31 Opisthokonts

There are two main opisthokont groups: the animals and the fungi. The Proterozoic fossil record of animals is worthy of an extensive review in its own right; I will not discuss it here except to note that the earliest well accepted evidence for animals are ~580 Ma phosphatized embryos from the Doushantuo Formation, China (Xiao et al., 1998b; Xiao and Knoll, 2000; Condon et al., 2005). See papers by Jensen et al. and Bottjer and Clapham, both in this volume, for further information on Proterozoic animals.

The presence of fungi in the Proterozoic Eon is much more controversial. Several authors have noted similarities between certain microfossils and modern fungi, but in none of these reports has a convincing case been made (e.g., Schopf and Barghoon, 1969; Darby, 1974; Timofeev, 1970; Allison and Awramik, 1989; Schopf, 1968). Some Ediacaran taxa have also been interpreted to be fungal. Retallack (1994), for example, argued that because vendobionts exhibit minimal compaction, they cannot represent soft bodied animals like worms or jellyfish, and instead may be fossilized lichens (a symbiotic association between a fungus and an alga). Minimal compaction has been observed in some softbodied animals, however (e.g., Hagadorn et al., 2002), and, at least in the Ediacaran biota, could be attributed to unusual "death mask" preservation where early diagenetic minerals form a resistant crust (e.g., Gehling 1999). More recently, Peterson et al. (2003) argued that Ediacaran fossils from Newfoundland, including Aspidella, Charnia, and Charniodiscus, may represent stem-group fungi. Their argument is based primarily on a process of elimination: the fossils are found in sediments deposited below the photic zone and thus cannot be algal; the fossils do not exhibit evidence for escape or defouling behavior despite having been smothered by a thin layer of ash and thus cannot be animals; and the fossils lack evidence for shrinkage—observed in other Ediacaran taxa— inconsistent, again, with an animal interpretation. As the authors admit, however, there is little positive evidence in the form of fungal-specific characters to support a fungal affinity.

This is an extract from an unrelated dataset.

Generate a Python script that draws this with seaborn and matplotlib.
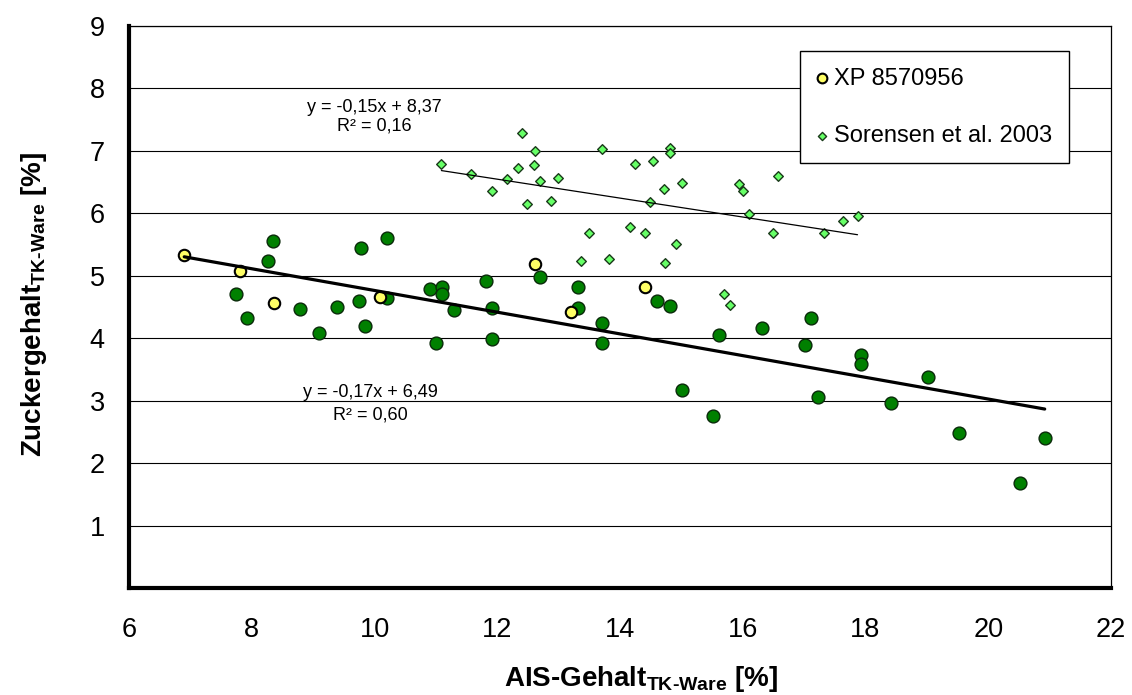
import numpy as np
import pandas as pd
import matplotlib
matplotlib.use("Agg")
import matplotlib.pyplot as plt
import seaborn as sns

# ---------------- data ----------------
green_x = [8.34, 8.26, 7.75, 7.93, 8.78, 9.09, 9.39, 9.78, 10.20, 9.75, 9.85, 10.21,
           10.91, 11.10, 11.10, 11.30, 11.00, 11.81, 11.91, 11.91, 12.70, 13.31, 13.31,
           13.71, 13.71, 14.61, 14.81, 15.01, 15.51, 15.61, 16.31, 17.11, 17.01, 17.22,
           17.92, 17.92, 18.42, 19.02, 19.52, 20.92, 20.52]
green_y = [5.56, 5.24, 4.70, 4.33, 4.47, 4.09, 4.50, 5.45, 5.60, 4.59, 4.20, 4.64,
           4.78, 4.82, 4.71, 4.45, 3.92, 4.91, 4.49, 3.99, 4.98, 4.82, 4.49,
           4.25, 3.92, 4.59, 4.52, 3.18, 2.75, 4.05, 4.16, 4.33, 3.89, 3.06,
           3.74, 3.59, 2.96, 3.38, 2.49, 2.41, 1.68]

xp_x = [6.90, 7.81, 8.37, 10.09, 12.61, 13.20, 14.40]
xp_y = [5.33, 5.08, 4.56, 4.66, 5.19, 4.42, 4.82]

sor_x = [12.41, 12.61, 13.71, 14.82, 14.82, 11.09, 11.57, 12.33, 12.60, 12.16, 12.69,
         12.99, 11.91, 12.48, 12.88, 14.24, 14.54, 14.72, 15.01, 14.49, 15.94, 16.01,
         16.57, 16.10, 16.50, 17.33, 17.63, 17.87, 13.50, 14.17, 14.40, 14.91, 13.36,
         13.82, 14.74, 15.69, 15.79]
sor_y = [7.28, 7.00, 7.02, 7.05, 6.96, 6.78, 6.62, 6.73, 6.77, 6.54, 6.51,
         6.57, 6.36, 6.15, 6.19, 6.78, 6.83, 6.39, 6.49, 6.18, 6.46, 6.36,
         6.59, 5.99, 5.68, 5.69, 5.87, 5.95, 5.69, 5.78, 5.69, 5.50, 5.23,
         5.26, 5.21, 4.70, 4.53]

xticks = [6, 8, 10, 12, 14, 16, 18, 20, 22]
yticks = [1, 2, 3, 4, 5, 6, 7, 8, 9]

legend_xp = "XP 8570956"
legend_sor = "Sorensen et al. 2003"
eq_main = ["y = -0,17x + 6,49", "R² = 0,60"]
eq_sor = ["y = -0,15x + 8,37", "R² = 0,16"]

# ---------------- style ----------------
sns.set_style("white")
plt.rcParams["font.family"] = ["Liberation Sans", "DejaVu Sans"]
plt.rcParams["text.color"] = "black"
plt.rcParams["axes.labelcolor"] = "black"
plt.rcParams["xtick.color"] = "black"
plt.rcParams["ytick.color"] = "black"
plt.rcParams["mathtext.fontset"] = "custom"
plt.rcParams["mathtext.rm"] = "Liberation Sans"
plt.rcParams["mathtext.bf"] = "Liberation Sans:bold"
plt.rcParams["mathtext.it"] = "Liberation Sans:italic"

fig = plt.figure(figsize=(11.32, 6.95), dpi=100)
ax = fig.add_axes([129 / 1132, 1 - 588.3 / 695, 982 / 1132, 562.6 / 695])

df_green = pd.DataFrame({"x": green_x, "y": green_y})
df_xp = pd.DataFrame({"x": xp_x, "y": xp_y})
df_sor = pd.DataFrame({"x": sor_x, "y": sor_y})
df_all = pd.concat([df_green, df_xp], ignore_index=True)

sns.scatterplot(data=df_green, x="x", y="y", ax=ax, s=85, color="#008000",
                edgecolor="#0a2a0a", linewidth=1.0, label="_nolegend_", zorder=3)
sns.scatterplot(data=df_xp, x="x", y="y", ax=ax, s=68, color="#ffff66",
                edgecolor="black", linewidth=1.5, label=legend_xp, zorder=4)
sns.scatterplot(data=df_sor, x="x", y="y", ax=ax, marker="D", s=24, color="#66ff66",
                edgecolor="#1a3a1a", linewidth=1.0, label=legend_sor, zorder=4)

sns.regplot(data=df_all, x="x", y="y", ax=ax, scatter=False, ci=None, truncate=True,
            line_kws=dict(color="black", lw=2.3, zorder=5))
sns.regplot(data=df_sor, x="x", y="y", ax=ax, scatter=False, ci=None, truncate=True,
            line_kws=dict(color="black", lw=0.9, zorder=5))

ax.set_xlim(6, 22)
ax.set_ylim(0, 9)
ax.set_xticks(xticks)
ax.set_yticks(yticks)
ax.yaxis.grid(True, color="black", lw=0.8)
ax.xaxis.grid(False)
ax.set_axisbelow(True)

for side in ["top", "right"]:
    ax.spines[side].set_color("black")
    ax.spines[side].set_linewidth(0.9)
for side in ["left", "bottom"]:
    ax.spines[side].set_color("black")
    ax.spines[side].set_linewidth(3.0)
    ax.spines[side].set_zorder(6)

ax.tick_params(axis="both", which="major", direction="inout", length=13, width=2.6,
               color="black", labelsize=19.5, labelcolor="black")
ax.tick_params(axis="x", pad=14)
ax.tick_params(axis="y", pad=11)

ax.set_xlabel(r"AIS-Gehalt$_{\mathbf{TK‐Ware}}$ [%]", fontsize=20, fontweight="bold")
ax.set_ylabel(r"Zuckergehalt$_{\mathbf{TK‐Ware}}$ [%]", fontsize=20, fontweight="bold")
ax.xaxis.set_label_coords(0.521, -0.135)
ax.yaxis.set_label_coords(-0.081, 0.505)

ax.text(9.93, 3.14, eq_main[0], fontsize=13, ha="center", va="center")
ax.text(9.93, 2.77, eq_main[1], fontsize=13, ha="center", va="center")
ax.text(9.99, 7.69, eq_sor[0], fontsize=13, ha="center", va="center")
ax.text(9.99, 7.40, eq_sor[1], fontsize=13, ha="center", va="center")

leg = ax.legend(loc="upper right", bbox_to_anchor=(0.957, 0.955), borderaxespad=0,
                fontsize=17, frameon=True, fancybox=False, shadow=False,
                labelspacing=1.5, handlelength=0.5, handletextpad=0.25,
                borderpad=0.7, markerscale=0.85)
leg.get_frame().set_edgecolor("black")
leg.get_frame().set_linewidth(1.0)
leg.get_frame().set_alpha(1)
leg.set_zorder(10)

fig.savefig("out.png", dpi=100)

Fungi have also been reported from the 551-635 Ma Doushantuo Formation (Yuan et al., 2005). Filaments interpreted to be fungal hyphae occur in lichen-like association with clusters of coccoidal, probably cyanobacterial unicells. A fungal interpretation is based on a combination of characters—dichotomous branching, pyriform terminal structures, absence of sheaths, and narrow diameter (<1pm)—not seen in other filamentous organisms like cyanobacteria, but comparable to features observed in hyphae of glomalean fungi (Yuan et al. 2005).

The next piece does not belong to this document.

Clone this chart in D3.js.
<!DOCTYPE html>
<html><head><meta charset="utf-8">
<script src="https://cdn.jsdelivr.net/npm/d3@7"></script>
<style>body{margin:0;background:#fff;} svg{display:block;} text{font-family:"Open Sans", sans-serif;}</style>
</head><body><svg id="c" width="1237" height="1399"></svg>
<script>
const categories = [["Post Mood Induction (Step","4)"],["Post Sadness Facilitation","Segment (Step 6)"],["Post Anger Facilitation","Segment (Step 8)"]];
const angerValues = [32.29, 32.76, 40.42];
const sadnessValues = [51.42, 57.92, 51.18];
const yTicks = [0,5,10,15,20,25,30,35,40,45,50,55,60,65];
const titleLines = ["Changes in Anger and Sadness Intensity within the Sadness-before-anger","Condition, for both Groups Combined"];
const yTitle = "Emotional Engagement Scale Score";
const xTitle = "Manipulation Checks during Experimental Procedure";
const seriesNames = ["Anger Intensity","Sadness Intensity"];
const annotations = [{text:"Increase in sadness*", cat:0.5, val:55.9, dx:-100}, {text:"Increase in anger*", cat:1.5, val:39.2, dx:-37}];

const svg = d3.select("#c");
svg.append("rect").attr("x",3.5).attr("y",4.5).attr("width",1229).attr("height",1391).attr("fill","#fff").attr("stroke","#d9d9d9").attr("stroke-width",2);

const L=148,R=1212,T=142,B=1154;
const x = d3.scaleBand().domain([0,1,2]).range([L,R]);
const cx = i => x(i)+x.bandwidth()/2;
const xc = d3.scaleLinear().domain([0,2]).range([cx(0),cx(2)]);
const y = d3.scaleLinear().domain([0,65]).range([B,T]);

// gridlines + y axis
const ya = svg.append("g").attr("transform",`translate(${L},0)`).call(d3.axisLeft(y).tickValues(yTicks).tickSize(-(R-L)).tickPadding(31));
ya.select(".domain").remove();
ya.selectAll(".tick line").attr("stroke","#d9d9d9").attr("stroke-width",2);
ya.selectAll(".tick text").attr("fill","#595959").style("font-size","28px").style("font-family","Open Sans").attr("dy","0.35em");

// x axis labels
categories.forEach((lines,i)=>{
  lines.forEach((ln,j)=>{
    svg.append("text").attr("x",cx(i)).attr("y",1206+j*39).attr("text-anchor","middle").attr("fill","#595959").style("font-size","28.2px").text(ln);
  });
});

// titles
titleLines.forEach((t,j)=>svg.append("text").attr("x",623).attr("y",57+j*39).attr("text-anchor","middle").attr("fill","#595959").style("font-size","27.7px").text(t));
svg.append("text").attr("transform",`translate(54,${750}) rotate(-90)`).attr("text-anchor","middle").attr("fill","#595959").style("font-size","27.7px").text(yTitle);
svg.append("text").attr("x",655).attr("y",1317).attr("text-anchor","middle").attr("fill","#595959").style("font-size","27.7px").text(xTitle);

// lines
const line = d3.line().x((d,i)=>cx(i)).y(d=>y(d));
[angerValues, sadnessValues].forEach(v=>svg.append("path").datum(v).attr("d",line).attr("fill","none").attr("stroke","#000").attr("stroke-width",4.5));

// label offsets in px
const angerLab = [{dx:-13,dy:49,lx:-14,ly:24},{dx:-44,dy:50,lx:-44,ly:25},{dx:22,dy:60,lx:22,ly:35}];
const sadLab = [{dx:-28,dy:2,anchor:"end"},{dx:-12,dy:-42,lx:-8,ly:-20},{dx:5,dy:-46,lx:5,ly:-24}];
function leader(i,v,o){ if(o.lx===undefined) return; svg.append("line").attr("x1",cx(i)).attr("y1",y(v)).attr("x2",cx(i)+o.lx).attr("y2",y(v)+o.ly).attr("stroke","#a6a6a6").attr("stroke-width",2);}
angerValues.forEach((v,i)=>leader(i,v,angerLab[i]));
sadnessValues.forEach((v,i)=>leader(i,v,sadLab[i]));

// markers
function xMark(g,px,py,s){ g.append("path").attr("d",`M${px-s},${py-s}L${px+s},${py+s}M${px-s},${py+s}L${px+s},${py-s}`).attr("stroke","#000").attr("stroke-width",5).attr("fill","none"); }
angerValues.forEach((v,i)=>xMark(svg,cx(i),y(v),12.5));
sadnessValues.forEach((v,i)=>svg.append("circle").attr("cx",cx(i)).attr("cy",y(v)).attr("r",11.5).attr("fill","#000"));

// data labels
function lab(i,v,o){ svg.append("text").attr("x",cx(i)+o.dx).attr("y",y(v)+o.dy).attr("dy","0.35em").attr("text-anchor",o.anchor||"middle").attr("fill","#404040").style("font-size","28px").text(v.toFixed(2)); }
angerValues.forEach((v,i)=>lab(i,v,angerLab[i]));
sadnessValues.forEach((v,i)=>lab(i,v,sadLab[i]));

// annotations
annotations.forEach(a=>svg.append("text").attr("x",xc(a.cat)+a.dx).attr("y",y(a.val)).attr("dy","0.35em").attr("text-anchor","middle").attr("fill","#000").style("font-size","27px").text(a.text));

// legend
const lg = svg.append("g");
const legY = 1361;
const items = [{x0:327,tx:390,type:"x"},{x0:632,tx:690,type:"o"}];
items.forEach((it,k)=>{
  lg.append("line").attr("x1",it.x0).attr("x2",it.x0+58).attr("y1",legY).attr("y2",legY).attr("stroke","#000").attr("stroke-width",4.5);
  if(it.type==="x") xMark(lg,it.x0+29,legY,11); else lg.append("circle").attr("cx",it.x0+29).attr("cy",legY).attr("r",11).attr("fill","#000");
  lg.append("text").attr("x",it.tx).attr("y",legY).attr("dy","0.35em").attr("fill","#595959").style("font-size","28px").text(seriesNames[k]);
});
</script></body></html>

Even earlier evidence for possible Proterozoic fungi comes from organic-walled microfossils preserved in the 723-1077 Ma Wynniatt Formation, Shaler Supergroup, arctic Canada (Fig. 2A; Butterfield, 2005). These beautifully preserved fossils consist of a large central vesicle with branching, septate, filamentous processes apparently capable of secondary fusion (Figs. 2A-B). Secondary cell-cell fusion is found in both the fungi and the red algae (Gregory, 1984; Graham and Wilcox, 2000), and possibly in the brown algae as well (Butterfield, 2005, and references therein). Because the processes are similar to fungal hyphae, however, Butterfield (2005) specifically compared the Wynniatt fossils with fungi, noting that hyphal fusion is a synapomorphy of the basidiomycetes+ascomycetes (Fig. 2C; Gregory, 1984). Butterfield (2005) referred the Wynniatt fossils to the genus Tappania, noting similarities with Tappania species from the ~1450 Ma Roper Group, Australia (Javaux et al., 2001), and the Meso-Neoproterozoic Ruyang Group, north China (Yin, 1997). Secondary fusion has not been reported in Tappania, however, and it is not obvious that the younger and older populations are related.

An additional opisthokont group, the unicellular choanoflagellates, produce siliceous 'baskets' ~10-20 pm in size, and thus, could, in principle, have a fossil record (Leadbetter and Thomsen, 2000). No fossil choanoflagellates have been reported, however, from either Proterozoic or Phanerozoic rocks, although this may reflect a lack of search image as much as a lack of preservation.